By Gary R. Hess. Category: Poetry

Poetry has a long history. Before literacy, stories were told in poetic form for easy memorization and oral transmission. By doing so, poetry has been able to pass along tall-tales and histories journeys.

There are many great poetic works, but here is a list of the top 10 must read poetry collections that have had an impact on society by either the language, art, or just by giving us a look into the past.

10. Shakespeare's sonnets. One of the most famous poets of all time, Shakespeare's sonnets hold many iconic lines but also give a rare insight into his personal life.
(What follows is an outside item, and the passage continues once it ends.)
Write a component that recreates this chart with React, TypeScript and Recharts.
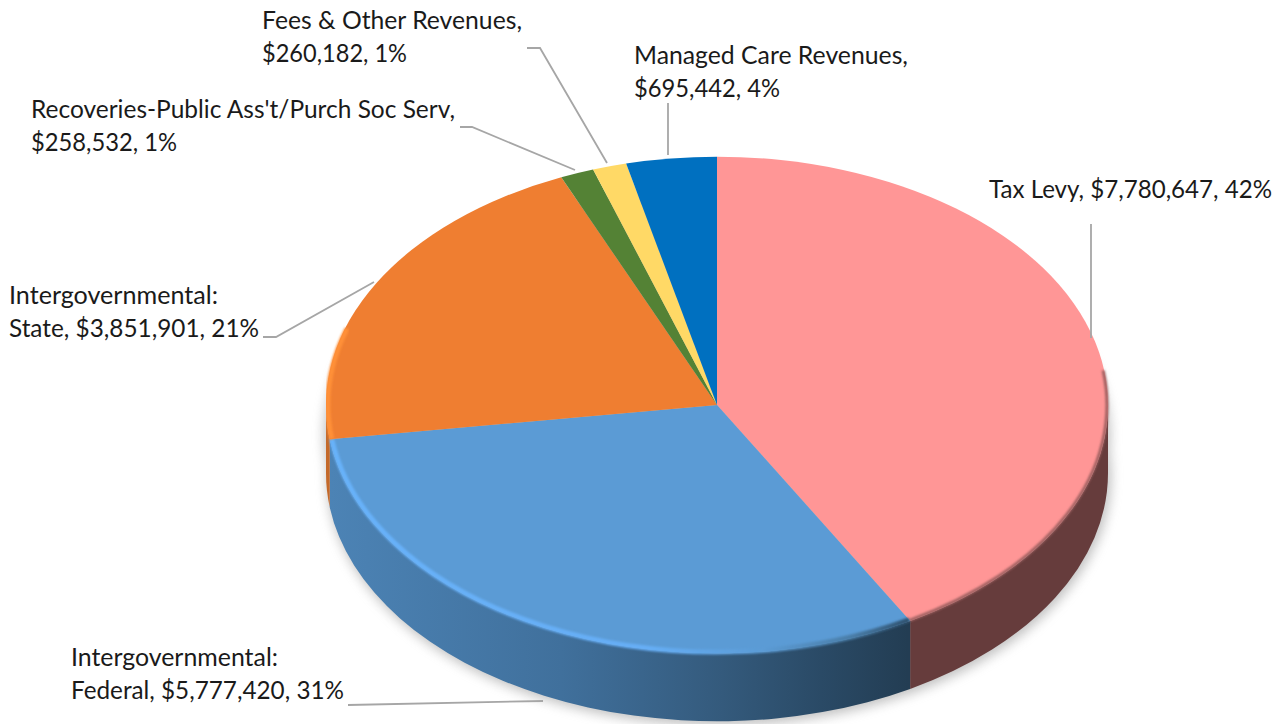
import React from "react";
import { Pie, PieChart } from "recharts";

const categories = [
  "Tax Levy",
  "Intergovernmental:\nFederal",
  "Intergovernmental:\nState",
  "Recoveries-Public Ass't/Purch Soc Serv",
  "Fees & Other Revenues",
  "Managed Care Revenues",
];
const values = [7780647, 5777420, 3851901, 258532, 260182, 695442];
const separators = [", ", ", ", ", ", ",\n", ",\n", ",\n"];
const colors = ["#ff9696", "#5b9bd5", "#ef7e31", "#548235", "#ffd966", "#0070c0"];
const wallColors = ["#663c3c", "url(#federalWall)", "#c4692a", "#3f6228", "#bfa24c", "#005490"];

const labelPos = [
  { x: 989, y: 198, widths: [283], leader: "1091,224 1091,338" },
  { x: 71, y: 666, widths: [207, 273], leader: "348,705 543,701" },
  { x: 9, y: 304, widths: [209, 250], leader: "263,337 276,337 374,282" },
  { x: 31, y: 118, widths: [424, 146], leader: "460,127 472,127 575,170" },
  { x: 262, y: 29, widths: [260, 145], leader: "527,48 540,48 607,163" },
  { x: 634, y: 64, widths: [274, 146], leader: "668,103 668,155" },
];

const total = values.reduce((acc, val) => acc + val, 0);
const data = categories.map((name, i) => ({ name, value: values[i], fill: colors[i] }));
const wallData = categories.map((name, i) => ({ name, value: values[i], fill: wallColors[i] }));

const SQUASH = 0.635;
const DEPTH = 68;
const RAD = Math.PI / 180;

const pt = (cx: number, cy: number, r: number, deg: number, dy = 0) =>
  `${cx + r * Math.cos(deg * RAD)} ${cy - r * SQUASH * Math.sin(deg * RAD) + dy}`;

const arc = (r: number, from: number, to: number, sweep: number) => {
  const large = Math.abs(from - to) > 180 ? 1 : 0;
  return `${r} ${r * SQUASH} 0 ${large} ${sweep}`;
};

// face of one slice, squashed to an ellipse
const Face = (props: any) => {
  const { cx, cy, outerRadius: r, startAngle: a, endAngle: b, fill, index } = props;
  const d = `M${cx} ${cy} L${pt(cx, cy, r, a)} A${arc(r, a, b, 1)} ${pt(cx, cy, r, b)} Z`;
  let rim = null;
  if (index === 0 || index === 1 || index === 2) {
    const s = index === 0 ? Math.min(a, 8) : Math.min(a, 0);
    const e = index === 2 ? Math.max(b, -198) : b;
    const rr = index === 0 ? r - 1 : r - 2;
    const stroke = index === 0 ? "#9c5f5f" : index === 1 ? "url(#federalRim)" : "#ff9038";
    rim = (
      <path
        d={`M${pt(cx, cy, rr, s)} A${arc(rr, s, e, 1)} ${pt(cx, cy, rr, e)}`}
        fill="none"
        stroke={stroke}
        strokeWidth={index === 0 ? 3 : 5}
        filter="url(#soft)"
      />
    );
  }
  return (
    <g>
      <path d={d} fill={fill} stroke="none" />
      {rim}
    </g>
  );
};

// front wall of one slice, only the part facing the viewer
const Wall = (props: any) => {
  const { cx, cy, outerRadius: r, startAngle: a, endAngle: b, fill } = props;
  const s = Math.min(a, 0);
  const e = Math.max(b, -180);
  if (s <= e) return <g />;
  const d =
    `M${pt(cx, cy, r, s)} A${arc(r, s, e, 1)} ${pt(cx, cy, r, e)} ` +
    `L${pt(cx, cy, r, e, DEPTH)} A${arc(r, s, e, 0)} ${pt(cx, cy, r, s, DEPTH)} Z`;
  return <path d={d} fill={fill} stroke="none" />;
};

const Shadow = (props: any) => {
  const { cx, cy, outerRadius: r } = props;
  return (
    <g filter="url(#shadowBlur)" fill="#8c8c8c" opacity={0.55}>
      <ellipse cx={cx + 2} cy={cy + DEPTH + 3} rx={r + 1} ry={r * SQUASH + 1} />
      <ellipse cx={cx} cy={cy + 30} rx={r + 2} ry={r * SQUASH} />
    </g>
  );
};

const renderLabel = (props: any) => {
  const i = props.index;
  const pct = Math.round((values[i] / total) * 100);
  const text = `${categories[i]}${separators[i]}$${values[i].toLocaleString("en-US")}, ${pct}%`;
  const pos = labelPos[i];
  return (
    <g key={i}>
      <polyline points={pos.leader} fill="none" stroke="#a6a6a6" strokeWidth={1.8} />
      {text.split("\n").map((line, n) => (
        <text
          key={n}
          x={pos.x}
          y={pos.y + n * 33}
          fontFamily="Lato"
          fontSize={24.5}
          fill="#1a1a1a"
          textLength={pos.widths[n]}
          lengthAdjust="spacingAndGlyphs"
        >
          {line}
        </text>
      ))}
    </g>
  );
};

export default function App() {
  const common = {
    dataKey: "value",
    cx: 717,
    cy: 405,
    outerRadius: 391,
    startAngle: 90,
    endAngle: -270,
    paddingAngle: 0,
    stroke: "none",
    isAnimationActive: false,
  };
  return (
    <div style={{ position: "absolute", left: 0, top: 0, width: 1282, height: 724, overflow: "hidden" }}>
      <PieChart width={1282} height={724} margin={{ top: 0, right: 0, bottom: 0, left: 0 }}>
        <defs>
          <linearGradient id="federalWall" gradientUnits="userSpaceOnUse" x1={330} y1={0} x2={908} y2={0}>
            <stop offset="0" stopColor="#4c83b5" />
            <stop offset="0.4" stopColor="#40709c" />
            <stop offset="0.68" stopColor="#345a7c" />
            <stop offset="0.85" stopColor="#2a4a66" />
            <stop offset="1" stopColor="#233d53" />
          </linearGradient>
          <linearGradient id="federalRim" gradientUnits="userSpaceOnUse" x1={330} y1={0} x2={908} y2={0}>
            <stop offset="0" stopColor="#68b2fa" />
            <stop offset="0.55" stopColor="#66aef5" />
            <stop offset="0.75" stopColor="#5b9bd5" />
            <stop offset="0.9" stopColor="#4a7ea9" />
            <stop offset="1" stopColor="#2f5270" />
          </linearGradient>
          <filter id="soft" x="-10%" y="-10%" width="120%" height="120%">
            <feGaussianBlur stdDeviation="1.2" />
          </filter>
          <filter id="shadowBlur" x="-10%" y="-10%" width="120%" height="120%">
            <feGaussianBlur stdDeviation="6" />
          </filter>
        </defs>
        <Pie {...common} data={[{ name: "shadow", value: total }]} shape={Shadow} />
        <Pie {...common} data={wallData} shape={Wall} />
        <Pie {...common} data={data} shape={Face} label={renderLabel} labelLine={false} />
      </PieChart>
    </div>
  );
}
9. Songs of Innocence and Experience by William Blake. The poems were written during a time of political turmoil and embody radical sympathies and anti-dualist ideas.

8. Collected Poems by W. B. Yeats. The poetry was considered the force that revived Irish literature. The poems topics include youth, love, nature, art and war.

7. Divine Comedy by Dante Alighieri. The Divine Comedy is an epic tale of one man's journey into the afterlife. It is considered Italy's finest literary export, even today.

6. John Keats' Odes. Keats' odes raise many profound philosophical questions and hold many sensuous descriptions of nature's beauty. The poems were written during a particularly harsh time of Keats' life when he was stricken with tuberculosis and melancholy.

5. The Prelude by William Wordsworth. A posthumous published work about an autobiographical journey showing a fragment of history from the revolutionary and post-revolutionary years.

4. Leaves of Grass by Walt Whitman. At the time of publication, Leaves of Grass was considered trashy, profane and obscene due to its controversial overt sexuality, including prostitution. This collection of poems was Whitman's first. Although Leaves of Grass wasn't the first collection written in free verse, the work helped earn Whitman the title of father of free verse.

3. Canterbury Tales by Geoffrey Chaucer. These funny tales about fictional pilgrims became a turning point for English work during a time when Anglo-Norman or Latin was the court poetry.

2. Dark Night of the Soul by St. John of the Cross. The title of this work soon became an expression to describe a person's spiritual life and a metaphor for loneliness and desolation. It is referenced by spiritual traditions throughout the world and widely considered one of the greatest poetic works ever written in Spanish. The texts tell of the Saint’s mystical development and the stages he is subjected to on his journey towards union with God.

1. Aeneid by Virgil. Written in the 1st century BC between 29 and 19 B.C., The Latin epic poem connected Rome to the legends of Troy and glorified traditional Roman virtues and legitimized the Julio-Claudian dynasty as descendants of the founders, heroes, and gods of Rome and Troy.